§ **Problem details**:
Output all entries verbatim. Skip pictures.
** START Exercise data **
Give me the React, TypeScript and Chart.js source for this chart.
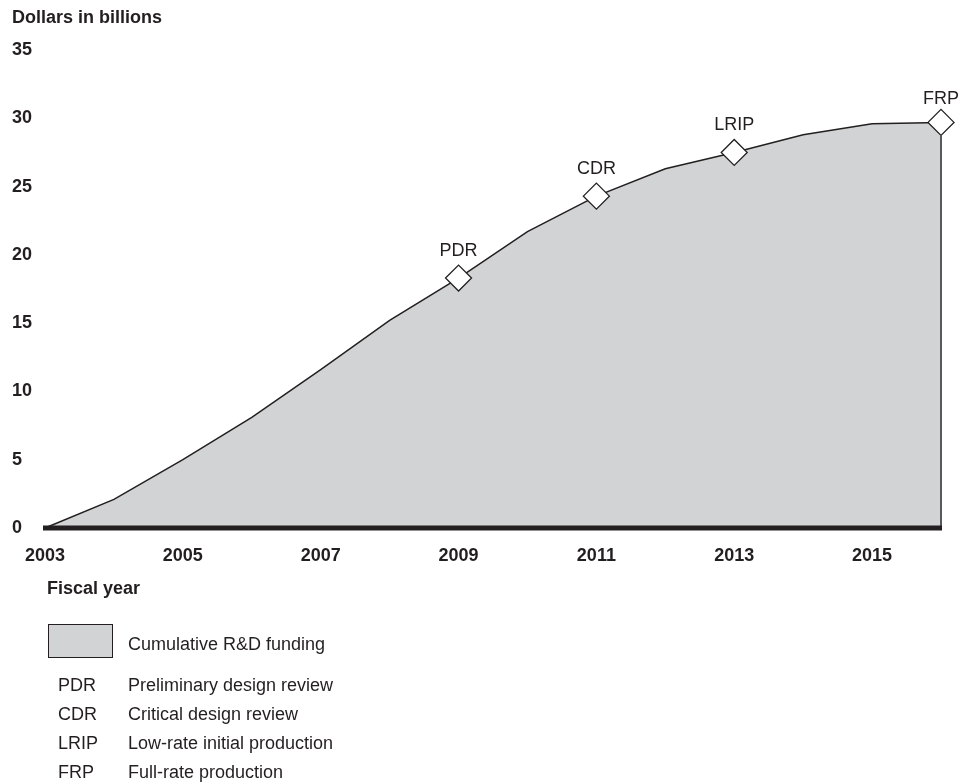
import React, { useEffect, useRef } from 'react';
import { Chart, registerables } from 'chart.js';

Chart.register(...registerables);

// ---- data ----
const years = ['2003', '2004', '2005', '2006', '2007', '2008', '2009', '2010', '2011', '2012', '2013', '2014', '2015', '2016'];
const funding = [0, 2.1, 5.0, 8.1, 11.6, 15.2, 18.3, 21.7, 24.3, 26.3, 27.5, 28.8, 29.6, 29.7];
const xTickLabels = ['2003', '2005', '2007', '2009', '2011', '2013', '2015'];
const yTickValues = [0, 5, 10, 15, 20, 25, 30, 35];
const milestoneYears = ['2009', '2011', '2013', '2016'];
const milestoneLabels = ['PDR', 'CDR', 'LRIP', 'FRP'];
const legendAbbrev = ['PDR', 'CDR', 'LRIP', 'FRP'];
const legendDesc = ['Preliminary design review', 'Critical design review', 'Low-rate initial production', 'Full-rate production'];
const seriesLabel = 'Cumulative R&D funding';
const yTitle = 'Dollars in billions';
const xTitle = 'Fiscal year';

const FONT = '"Liberation Sans", Arial, Helvetica, sans-serif';
const INK = '#231f20';
const FILL = '#d1d3d4';
const DIAMOND_R = 13;

const overlayPlugin = {
  id: 'overlay',
  afterDatasetsDraw(chart: any) {
    const { ctx, chartArea } = chart;
    const xs = chart.scales.x;
    const ys = chart.scales.y;
    const y0 = ys.getPixelForValue(0);
    ctx.save();
    // right edge of the area
    const li = funding.length - 1;
    const xr = xs.getPixelForValue(li);
    const yr = ys.getPixelForValue(funding[li]);
    ctx.strokeStyle = '#58595b';
    ctx.lineWidth = 2;
    ctx.beginPath();
    ctx.moveTo(xr, yr + DIAMOND_R);
    ctx.lineTo(xr, y0);
    ctx.stroke();
    // thick baseline
    ctx.fillStyle = INK;
    ctx.fillRect(chartArea.left - 2, y0 - 2.5, chartArea.right - chartArea.left + 3, 5);
    // milestone labels
    ctx.font = `18px ${FONT}`;
    ctx.textAlign = 'center';
    ctx.textBaseline = 'alphabetic';
    ctx.fillStyle = INK;
    milestoneYears.forEach((yr2, i) => {
      const idx = years.indexOf(yr2);
      const px = xs.getPixelForValue(idx);
      const py = ys.getPixelForValue(funding[idx]);
      const off = i === milestoneYears.length - 1 ? 25 : 28.5;
      ctx.fillText(milestoneLabels[i], px, py - off + 6.5);
    });
    ctx.restore();
  },
};

export default function App() {
  const ref = useRef<HTMLCanvasElement | null>(null);

  useEffect(() => {
    if (!ref.current) return;
    const radii = years.map((y) => (milestoneYears.includes(y) ? DIAMOND_R : 0));
    const chart = new Chart(ref.current, {
      type: 'line',
      data: {
        labels: years,
        datasets: [
          {
            label: seriesLabel,
            data: funding,
            fill: 'origin',
            backgroundColor: FILL,
            borderColor: INK,
            borderWidth: 1.5,
            tension: 0,
            pointStyle: 'rectRot',
            pointRadius: radii,
            pointHoverRadius: radii,
            pointBackgroundColor: '#ffffff',
            pointBorderColor: INK,
            pointBorderWidth: 1.3,
            clip: false as any,
          },
        ],
      },
      options: {
        responsive: false,
        animation: false,
        events: [],
        layout: { padding: { left: 12, top: 50, right: 31, bottom: 0 } },
        plugins: {
          legend: { display: false },
          tooltip: { enabled: false },
          title: { display: false },
        },
        scales: {
          x: {
            type: 'category',
            offset: false,
            grid: { display: false, drawTicks: false },
            border: { display: false },
            ticks: {
              autoSkip: false,
              maxRotation: 0,
              padding: 17,
              color: INK,
              font: { family: FONT, size: 18, weight: 'bold' },
              callback: (_v: any, i: number) => (xTickLabels.includes(years[i]) ? years[i] : ''),
            },
            afterFit: (s: any) => {
              s.height = 255;
            },
          },
          y: {
            min: 0,
            max: 35,
            grid: { display: false, drawTicks: false },
            border: { display: false },
            afterBuildTicks: (s: any) => {
              s.ticks = yTickValues.map((v) => ({ value: v }));
            },
            ticks: {
              padding: 0,
              crossAlign: 'far',
              color: INK,
              font: { family: FONT, size: 18, weight: 'bold' },
            },
            afterFit: (s: any) => {
              s.width = 33;
            },
          },
        },
      },
      plugins: [overlayPlugin],
    });
    return () => chart.destroy();
  }, []);

  const txt: React.CSSProperties = {
    position: 'absolute',
    fontFamily: FONT,
    fontSize: 18,
    lineHeight: '20px',
    color: INK,
    whiteSpace: 'nowrap',
    margin: 0,
  };

  return (
    <div style={{ position: 'absolute', left: 0, top: 0, width: 972, height: 783, background: '#ffffff' }}>
      <canvas ref={ref} width={972} height={783} style={{ position: 'absolute', left: 0, top: 0 }} />
      <div style={{ ...txt, left: 12, top: 7, fontWeight: 'bold' }}>{yTitle}</div>
      <div style={{ ...txt, left: 47, top: 578, fontWeight: 'bold' }}>{xTitle}</div>
      <div
        style={{
          position: 'absolute',
          left: 48,
          top: 624,
          width: 63,
          height: 32,
          background: FILL,
          border: `1px solid ${INK}`,
        }}
      />
      <div style={{ ...txt, left: 128, top: 634 }}>{seriesLabel}</div>
      {legendAbbrev.map((a, i) => (
        <React.Fragment key={a}>
          <div style={{ ...txt, left: 58, top: 674.5 + i * 29 }}>{a}</div>
          <div style={{ ...txt, left: 128, top: 674.5 + i * 29 }}>{legendDesc[i]}</div>
        </React.Fragment>
      ))}
    </div>
  );
}
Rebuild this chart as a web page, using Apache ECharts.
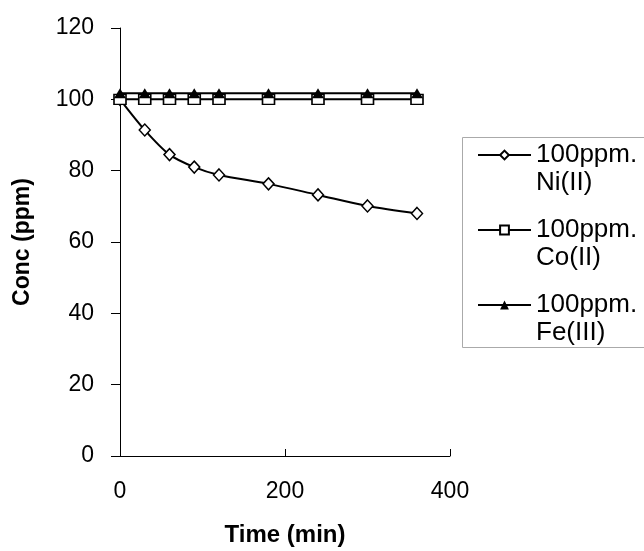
** END Exercise data **
§ **Correct response**:
Give me the React, TypeScript and Chart.js source for this chart.
import React, { useEffect, useRef } from 'react';
import { Chart, registerables } from 'chart.js';

Chart.register(...registerables);

// ---- data ----
const years = ['2003', '2004', '2005', '2006', '2007', '2008', '2009', '2010', '2011', '2012', '2013', '2014', '2015', '2016'];
const funding = [0, 2.1, 5.0, 8.1, 11.6, 15.2, 18.3, 21.7, 24.3, 26.3, 27.5, 28.8, 29.6, 29.7];
const xTickLabels = ['2003', '2005', '2007', '2009', '2011', '2013', '2015'];
const yTickValues = [0, 5, 10, 15, 20, 25, 30, 35];
const milestoneYears = ['2009', '2011', '2013', '2016'];
const milestoneLabels = ['PDR', 'CDR', 'LRIP', 'FRP'];
const legendAbbrev = ['PDR', 'CDR', 'LRIP', 'FRP'];
const legendDesc = ['Preliminary design review', 'Critical design review', 'Low-rate initial production', 'Full-rate production'];
const seriesLabel = 'Cumulative R&D funding';
const yTitle = 'Dollars in billions';
const xTitle = 'Fiscal year';

const FONT = '"Liberation Sans", Arial, Helvetica, sans-serif';
const INK = '#231f20';
const FILL = '#d1d3d4';
const DIAMOND_R = 13;

const overlayPlugin = {
  id: 'overlay',
  afterDatasetsDraw(chart: any) {
    const { ctx, chartArea } = chart;
    const xs = chart.scales.x;
    const ys = chart.scales.y;
    const y0 = ys.getPixelForValue(0);
    ctx.save();
    // right edge of the area
    const li = funding.length - 1;
    const xr = xs.getPixelForValue(li);
    const yr = ys.getPixelForValue(funding[li]);
    ctx.strokeStyle = '#58595b';
    ctx.lineWidth = 2;
    ctx.beginPath();
    ctx.moveTo(xr, yr + DIAMOND_R);
    ctx.lineTo(xr, y0);
    ctx.stroke();
    // thick baseline
    ctx.fillStyle = INK;
    ctx.fillRect(chartArea.left - 2, y0 - 2.5, chartArea.right - chartArea.left + 3, 5);
    // milestone labels
    ctx.font = `18px ${FONT}`;
    ctx.textAlign = 'center';
    ctx.textBaseline = 'alphabetic';
    ctx.fillStyle = INK;
    milestoneYears.forEach((yr2, i) => {
      const idx = years.indexOf(yr2);
      const px = xs.getPixelForValue(idx);
      const py = ys.getPixelForValue(funding[idx]);
      const off = i === milestoneYears.length - 1 ? 25 : 28.5;
      ctx.fillText(milestoneLabels[i], px, py - off + 6.5);
    });
    ctx.restore();
  },
};

export default function App() {
  const ref = useRef<HTMLCanvasElement | null>(null);

  useEffect(() => {
    if (!ref.current) return;
    const radii = years.map((y) => (milestoneYears.includes(y) ? DIAMOND_R : 0));
    const chart = new Chart(ref.current, {
      type: 'line',
      data: {
        labels: years,
        datasets: [
          {
            label: seriesLabel,
            data: funding,
            fill: 'origin',
            backgroundColor: FILL,
            borderColor: INK,
            borderWidth: 1.5,
            tension: 0,
            pointStyle: 'rectRot',
            pointRadius: radii,
            pointHoverRadius: radii,
            pointBackgroundColor: '#ffffff',
            pointBorderColor: INK,
            pointBorderWidth: 1.3,
            clip: false as any,
          },
        ],
      },
      options: {
        responsive: false,
        animation: false,
        events: [],
        layout: { padding: { left: 12, top: 50, right: 31, bottom: 0 } },
        plugins: {
          legend: { display: false },
          tooltip: { enabled: false },
          title: { display: false },
        },
        scales: {
          x: {
            type: 'category',
            offset: false,
            grid: { display: false, drawTicks: false },
            border: { display: false },
            ticks: {
              autoSkip: false,
              maxRotation: 0,
              padding: 17,
              color: INK,
              font: { family: FONT, size: 18, weight: 'bold' },
              callback: (_v: any, i: number) => (xTickLabels.includes(years[i]) ? years[i] : ''),
            },
            afterFit: (s: any) => {
              s.height = 255;
            },
          },
          y: {
            min: 0,
            max: 35,
            grid: { display: false, drawTicks: false },
            border: { display: false },
            afterBuildTicks: (s: any) => {
              s.ticks = yTickValues.map((v) => ({ value: v }));
            },
            ticks: {
              padding: 0,
              crossAlign: 'far',
              color: INK,
              font: { family: FONT, size: 18, weight: 'bold' },
            },
            afterFit: (s: any) => {
              s.width = 33;
            },
          },
        },
      },
      plugins: [overlayPlugin],
    });
    return () => chart.destroy();
  }, []);

  const txt: React.CSSProperties = {
    position: 'absolute',
    fontFamily: FONT,
    fontSize: 18,
    lineHeight: '20px',
    color: INK,
    whiteSpace: 'nowrap',
    margin: 0,
  };

  return (
    <div style={{ position: 'absolute', left: 0, top: 0, width: 972, height: 783, background: '#ffffff' }}>
      <canvas ref={ref} width={972} height={783} style={{ position: 'absolute', left: 0, top: 0 }} />
      <div style={{ ...txt, left: 12, top: 7, fontWeight: 'bold' }}>{yTitle}</div>
      <div style={{ ...txt, left: 47, top: 578, fontWeight: 'bold' }}>{xTitle}</div>
      <div
        style={{
          position: 'absolute',
          left: 48,
          top: 624,
          width: 63,
          height: 32,
          background: FILL,
          border: `1px solid ${INK}`,
        }}
      />
      <div style={{ ...txt, left: 128, top: 634 }}>{seriesLabel}</div>
      {legendAbbrev.map((a, i) => (
        <React.Fragment key={a}>
          <div style={{ ...txt, left: 58, top: 674.5 + i * 29 }}>{a}</div>
          <div style={{ ...txt, left: 128, top: 674.5 + i * 29 }}>{legendDesc[i]}</div>
        </React.Fragment>
      ))}
    </div>
  );
}
Rebuild this chart as a web page, using Apache ECharts.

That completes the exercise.